Ojetecos, as San José residents are known, are mostly subsistence farmers. Their main agricultural products include potatoes, wheat, oats, beans, maize, squash, avocados, peaches, and apples to name a few. These crops are also traded and sold during bi-weekly market days. The majority of income however, does not come from the agricultural sector, but rather from remittances. Most San José families have one or more member working illegally in the United States, sending back money weekly or monthly. The poorest families, those that cannot afford to pay for passage to the United States, usually send a male representative across the border to Chiapas, Mexico once a year, where they can find work picking coffee. These family members also remit their money, making the economy of San José wholly dependent on remittances.

== History ==
The municipality was settled by a group of people on 23 August 1848 as "San José", where in the 21st century there is a small settlement, by an initiative of Ángel Roblero. (Note: The municipality founding fathers were: Ángel Roblero, Brígido Roblero, José Roblero, Marcos Gómez, Leonidas Escobar, Antonio de León, Luis Barrios, Carlos de León, Francisco de León, Benigno Roblero, Narciso Roblero, Domingo Roblero and Ursulo Romero.)

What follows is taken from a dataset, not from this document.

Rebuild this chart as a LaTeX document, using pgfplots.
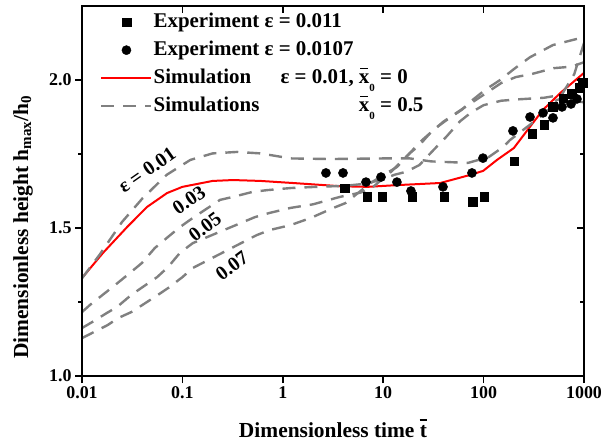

After severe landslides forced the inhabitants to move to a different location, they chose a place called «Ixjoyon» (mam language meaning «land prosperous for potato»), where the main settlement has remained since. During the 1871 revolution, general Justo Rufino Barrios conferenced with his troops prior to invade Tacaná in a hill that surrounds this area, which has been called "Cerro Barrios" ("Barrios hill") since.

In 1935, during general Jorge Ubico's regime, the municipality was dissolved and the settlements was annexed to Ixchiguán. However, this change was short-lived, as once Ubico was overthrown in 1945, new president el doctor Juan José Arévalo, On 21 June 1945 designated it as a municipality once again.

A variety of non-governmental organizations operate in San Jose to assist its people in agricultural projects, forestry projects, small business development, childhood education, and municipal development. Examples of these organizations include: The United States Peace Corps, Intervida, CARE International, and Creciendo Bien. During 2003, the Cuban government deployed two nurses to assist the Guatemalan doctor and two Guatemalan nurses already staffing the municipal clinic. In July 2005, the medical resources of that clinic were overwhelmed when an overloaded bus on the way to market veered off the road and tumbled 200 metres down the hillside. The bus was carrying more than 90 people. More than 30 people died in the accident. 50 more were injured. San Jose's ambulance was not working at the time because it had broken down after being repeatedly used to transport the town's soccer team to and from regional games.

==Climate==

San José Ojetenam has temperate climate (Köppen: Cwb).

Climate data for San José Ojetenam
| Month | Jan | Feb | Mar | Apr | May | Jun | Jul | Aug | Sep | Oct | Nov | Dec | Year |
| Mean daily maximum °C (°F) | 14.8 (58.6) | 14.9 (58.8) | 16.5 (61.7) | 16.8 (62.2) | 16.0 (60.8) | 15.1 (59.2) | 15.0 (59.0) | 15.3 (59.5) | 14.9 (58.8) | 14.4 (57.9) | 14.9 (58.8) | 15.1 (59.2) | 15.3 (59.5) |
| Daily mean °C (°F) | 7.7 (45.9) | 7.7 (45.9) | 9.2 (48.6) | 9.9 (49.8) | 10.5 (50.9) | 10.4 (50.7) | 10.3 (50.5) | 10.0 (50.0) | 10.3 (50.5) | 9.6 (49.3) | 9.0 (48.2) | 8.7 (47.7) | 9.4 (49.0) |
| Mean daily minimum °C (°F) | 0.7 (33.3) | 0.6 (33.1) | 1.9 (35.4) | 3.1 (37.6) | 5.0 (41.0) | 5.8 (42.4) | 5.6 (42.1) | 4.8 (40.6) | 5.7 (42.3) | 4.9 (40.8) | 3.1 (37.6) | 2.3 (36.1) | 3.6 (38.5) |
| Average precipitation mm (inches) | 14 (0.6) | 11 (0.4) | 26 (1.0) | 70 (2.8) | 180 (7.1) | 274 (10.8) | 197 (7.8) | 227 (8.9) | 291 (11.5) | 183 (7.2) | 41 (1.6) | 18 (0.7) | 1,532 (60.4) |
Source: Climate-Data.org

== Geographic location ==
San José Ojetenam is 60 km away from San Marcos, the capital of the Department of San Marcos.